Bird's Nest keeps the party going after the Phoenix Open
So you’ve just spent a beautiful day at the TPC Scottsdale golf course watching the greatest show on grass.
In other words, you were dressed as preppy as can be, hanging with your friends drinking at the bar or drinking by the third hole and waiting to find a seat in the grandstand of hole 16. Maybe you might have even caught ASU alumnus Phil Mickelson drop a putt or two.
But once the sun starts setting on the great desert course and the golfers fill in their day’s scorecard so they can go home, it would appear that the party is over at the Phoenix Open.
That is where you are wrong.
Part of the great history of the party atmosphere surrounding the Phoenix Open has been the concert series surrounding the tournament after the golfing is over for the day.
The Bird’s Nest is a series of concerts held at night right after the tournament in a giant tent adjacent to the golf course.

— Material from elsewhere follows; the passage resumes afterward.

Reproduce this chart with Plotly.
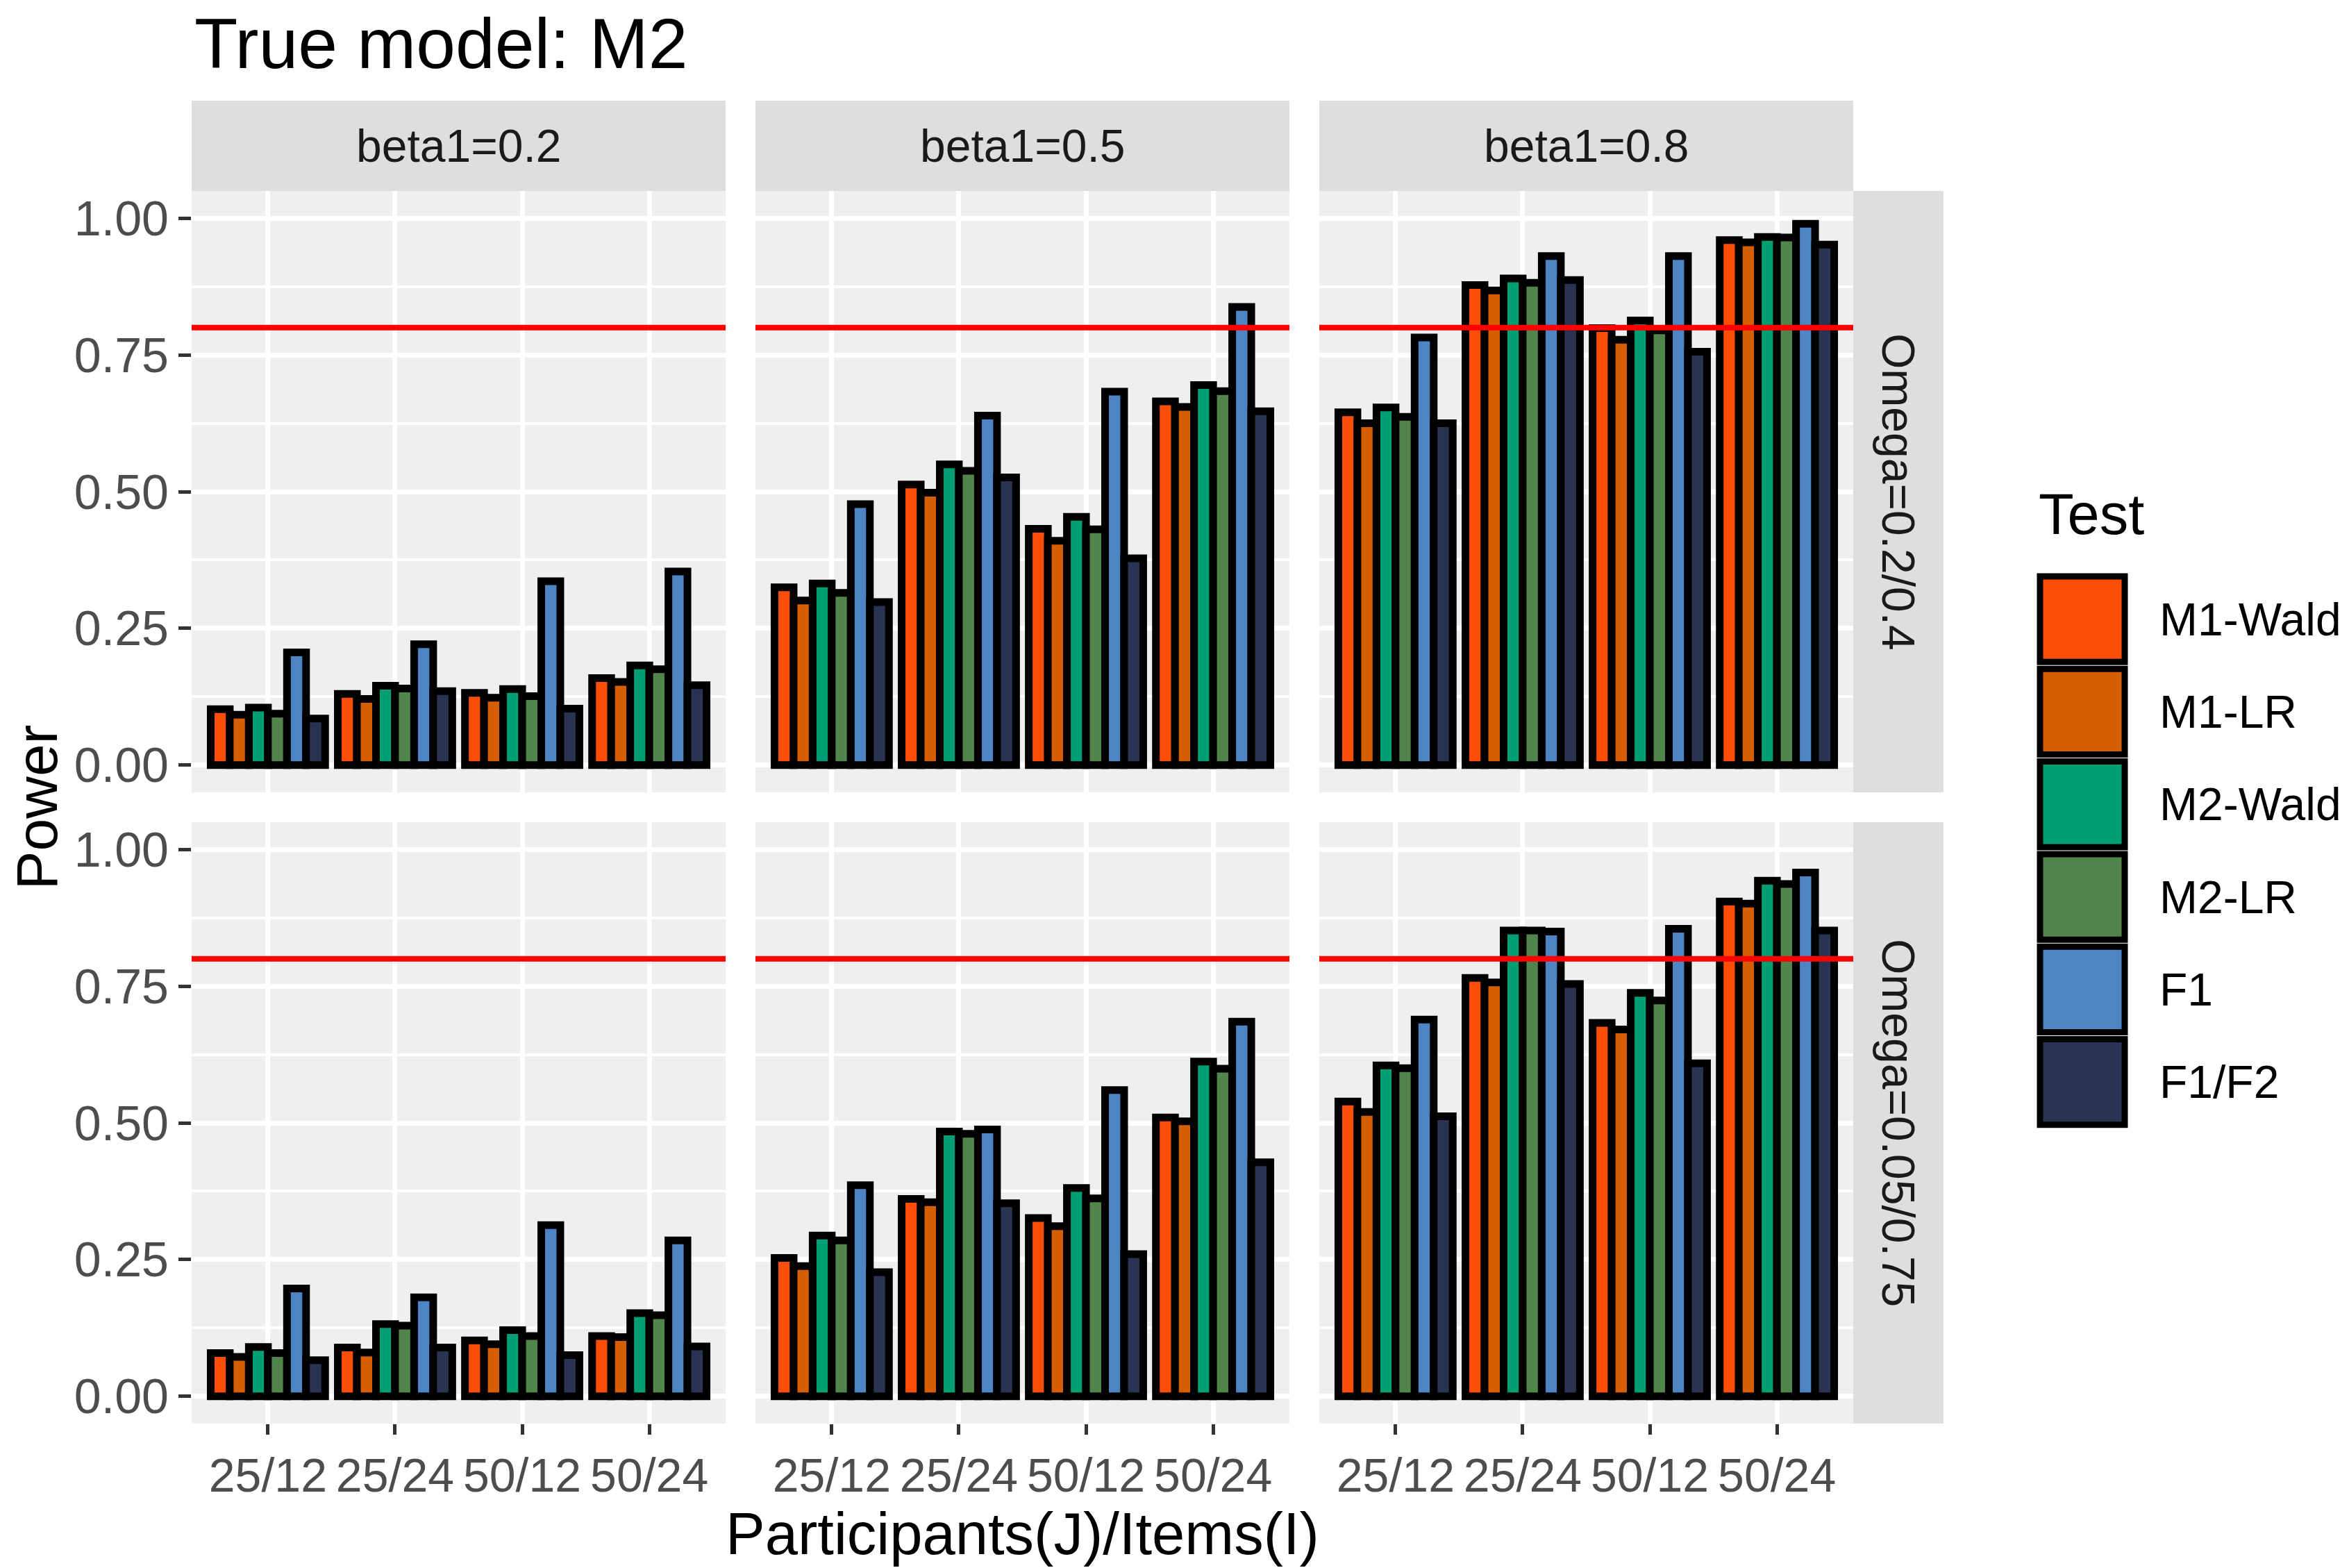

This year the Bird’s Nest offers a star-studded lineup that reaches across several genres of music.
Each show is $35 for general admission and comes out to a total of about $41 with the processing fee online. It is a very affordable price for a student who is looking to continue their good time in Scottsdale. Students can purchase tickets on TicketMaster.com or at open the day of the show.
The Bird’s Nest is a 21-and-over venue. The tent opens at 3:30 p.m. with bands usually performing until 10 p.m.
Here is a list of the headliners and what a student should expect with each show.
Make the effort to see O.A.R.
The golf tournament does not start until Thursday morning, but the Bird’s Nest has a jump on it.
Wednesday night kicks off the concert series with the Maryland-based jam band called Of A Revolution, more commonly known simply as O.A.R. The band has been a Bird’s Nest regular after playing the event a couple years ago.
If you do not know any of the headliners for the concert series, this is the one to see. Ever since O.A.R. dropped their live album called “Any Time Now,” it has been known as one of the best live performing artists.
Get ready for good-mood songs about life on the road, partying and drinking with friends back home, crazy games of poker and even some heartbreak.
But even when lead singer Marc Roberge is singing about a rough break-up like in the song “Get Away,” you wouldn’t even know it because he has a smile on his face and every song features a brilliant, jubilant solo by saxophone player Jerry DePizzo.
Even if you do not know any of the songs, O.A.R. at the Bird’s Nest will be an atmosphere you won’t forget.
Give Jake Owen a chance
OK, a lot of people do not like country music. I get that.
But say you’re at the open on Thursday with some friends and they happen to like country and they want to buy tickets and check out the concert that night. What are you going to do, grab a taxi home by yourself?
If you find yourself in that situation, give Jake Owen a shot; he is not a typical country musician. Before his album, “Barefoot Blue Jean Night,” he went through a rebirth. Instead of writing songs about trucks and riverbanks, he focused on songs about partying and beaches.
After a couple drinks and when Jake Owen busts into his road trip hit song “Anywhere With You,” you’ll forget how much you dislike country.
Weezer performs for the seniors and graduate students
All the students that are about 22 and older know which band was the first to make nerdy cool. Hipsters don’t have anything on lead singer Rivers Cuomo and the spectacle sporting '90s rock group.
Weezer first busted onto the scene way back in 1994 with their debut album called “Weezer,” also known as the Blue Album. The four geeks have rotated band members, but the mantra has always been the same: play great alternative music.
This show offers some nostalgia for older students. If they want to kick back after the golf tournament and be reminded of playing the Blue Album on their boom box while they do their grade school homework, then this would be the best concert to see.